GOAL OF THE EXERCISE => Go through the data and copy every line exactly, but not the images.

MATERIAL PROVIDED =>
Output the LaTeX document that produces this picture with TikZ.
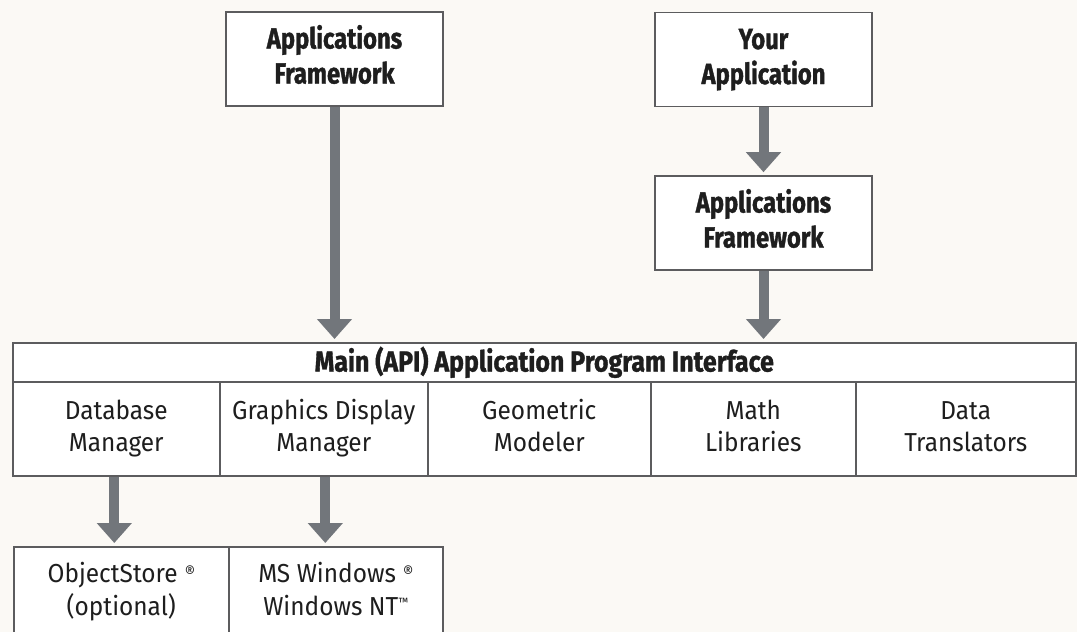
\documentclass[tikz,border=0pt]{standalone}
\usepackage{fontspec}
\setmainfont{Fira Sans}[FakeStretch=0.94]
\newfontfamily\hfont{Fira Sans}[FakeStretch=0.82, BoldFeatures={FakeBold=1.2}]
\newfontfamily\hdrfont{Fira Sans}[FakeStretch=0.86, BoldFeatures={FakeBold=1.2}]
\usetikzlibrary{arrows.meta}
\definecolor{paper}{HTML}{FBF9F5}
\definecolor{edge}{HTML}{5C5C5E}
\definecolor{arrowc}{HTML}{72767B}
\definecolor{ink}{HTML}{1E1E1E}
\newcommand{\regmark}{\hspace{7pt}{\fontsize{17}{17}\selectfont\raisebox{4pt}{®}}}
\tikzset{
  box/.style={draw=edge, line width=1.6pt, fill=white, text=ink, align=center, inner sep=0pt},
  bigbox/.style={box, minimum width=217pt, minimum height=94pt, font=\hfont\bfseries\fontsize{29}{35}\selectfont},
  cell/.style={box, anchor=north west, minimum height=94pt, font=\fontsize{26}{32}\selectfont},
  lowcell/.style={box, anchor=north west, minimum height=92pt, font=\fontsize{26}{33}\selectfont},
  arr/.style={draw=arrowc, line width=10pt, -{Triangle[width=34pt,length=20pt]}, shorten >=3pt}
}
\begin{document}
\begin{tikzpicture}[x=1pt,y=-1pt]
\useasboundingbox (0,0) rectangle (1077,632);
\clip (0,0) rectangle (1077,632);
\fill[paper] (0,0) rectangle (1077,632);
% top boxes
\node[bigbox] (af1) at (334.5,59) {\strut Applications\\Framework\strut};
\node[bigbox] (you) at (763.5,59.5) {\strut Your\\Application\strut};
\node[bigbox] (af2) at (763.5,223) {\strut Applications\\Framework\strut};
% main API box
\node[box, anchor=north west, minimum width=1063pt, minimum height=39pt,
      font=\hdrfont\bfseries\fontsize{29}{30}\selectfont] (api) at (12,342) {Main (API) Application Program Interface};
\node[cell, minimum width=207pt] (db) at (12,381) {\strut Database\\Manager\strut};
\node[cell, minimum width=208pt] (gdm) at (219,381) {\strut Graphics Display\\Manager\strut};
\node[cell, minimum width=223pt] (geo) at (427,381) {\strut Geometric\\Modeler\strut};
\node[cell, minimum width=205pt] (math) at (650,381) {\strut Math\\Libraries\strut};
\node[cell, minimum width=220pt] (dt) at (855,381) {\strut Data\\Translators\strut};
% lower boxes
\node[lowcell, minimum width=215pt] (os) at (13,546) {\strut ObjectStore\regmark\\(optional)\strut};
\node[lowcell, minimum width=214pt] (win) at (228,546) {\strut MS Windows\regmark\\Windows NT\raisebox{9pt}{\fontsize{12}{12}\selectfont ™}\strut};
% arrows
\draw[arr] (af1.south) -- (af1.south |- api.north);
\draw[arr] (you.south) -- (af2.north);
\draw[arr] (af2.south) -- (af2.south |- api.north);
\draw[arr] ([xshift=-2pt]db.south) -- ([xshift=-2pt]db.south |- os.north);
\draw[arr] ([xshift=1.5pt]gdm.south) -- ([xshift=1.5pt]gdm.south |- win.north);
\end{tikzpicture}
\end{document}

RESULT OF THIS EXERCISE =>
Output the LaTeX document that produces this picture with TikZ.
\documentclass[tikz,border=0pt]{standalone}
\usepackage{fontspec}
\setmainfont{Fira Sans}[FakeStretch=0.94]
\newfontfamily\hfont{Fira Sans}[FakeStretch=0.82, BoldFeatures={FakeBold=1.2}]
\newfontfamily\hdrfont{Fira Sans}[FakeStretch=0.86, BoldFeatures={FakeBold=1.2}]
\usetikzlibrary{arrows.meta}
\definecolor{paper}{HTML}{FBF9F5}
\definecolor{edge}{HTML}{5C5C5E}
\definecolor{arrowc}{HTML}{72767B}
\definecolor{ink}{HTML}{1E1E1E}
\newcommand{\regmark}{\hspace{7pt}{\fontsize{17}{17}\selectfont\raisebox{4pt}{®}}}
\tikzset{
  box/.style={draw=edge, line width=1.6pt, fill=white, text=ink, align=center, inner sep=0pt},
  bigbox/.style={box, minimum width=217pt, minimum height=94pt, font=\hfont\bfseries\fontsize{29}{35}\selectfont},
  cell/.style={box, anchor=north west, minimum height=94pt, font=\fontsize{26}{32}\selectfont},
  lowcell/.style={box, anchor=north west, minimum height=92pt, font=\fontsize{26}{33}\selectfont},
  arr/.style={draw=arrowc, line width=10pt, -{Triangle[width=34pt,length=20pt]}, shorten >=3pt}
}
\begin{document}
\begin{tikzpicture}[x=1pt,y=-1pt]
\useasboundingbox (0,0) rectangle (1077,632);
\clip (0,0) rectangle (1077,632);
\fill[paper] (0,0) rectangle (1077,632);
% top boxes
\node[bigbox] (af1) at (334.5,59) {\strut Applications\\Framework\strut};
\node[bigbox] (you) at (763.5,59.5) {\strut Your\\Application\strut};
\node[bigbox] (af2) at (763.5,223) {\strut Applications\\Framework\strut};
% main API box
\node[box, anchor=north west, minimum width=1063pt, minimum height=39pt,
      font=\hdrfont\bfseries\fontsize{29}{30}\selectfont] (api) at (12,342) {Main (API) Application Program Interface};
\node[cell, minimum width=207pt] (db) at (12,381) {\strut Database\\Manager\strut};
\node[cell, minimum width=208pt] (gdm) at (219,381) {\strut Graphics Display\\Manager\strut};
\node[cell, minimum width=223pt] (geo) at (427,381) {\strut Geometric\\Modeler\strut};
\node[cell, minimum width=205pt] (math) at (650,381) {\strut Math\\Libraries\strut};
\node[cell, minimum width=220pt] (dt) at (855,381) {\strut Data\\Translators\strut};
% lower boxes
\node[lowcell, minimum width=215pt] (os) at (13,546) {\strut ObjectStore\regmark\\(optional)\strut};
\node[lowcell, minimum width=214pt] (win) at (228,546) {\strut MS Windows\regmark\\Windows NT\raisebox{9pt}{\fontsize{12}{12}\selectfont ™}\strut};
% arrows
\draw[arr] (af1.south) -- (af1.south |- api.north);
\draw[arr] (you.south) -- (af2.north);
\draw[arr] (af2.south) -- (af2.south |- api.north);
\draw[arr] ([xshift=-2pt]db.south) -- ([xshift=-2pt]db.south |- os.north);
\draw[arr] ([xshift=1.5pt]gdm.south) -- ([xshift=1.5pt]gdm.south |- win.north);
\end{tikzpicture}
\end{document}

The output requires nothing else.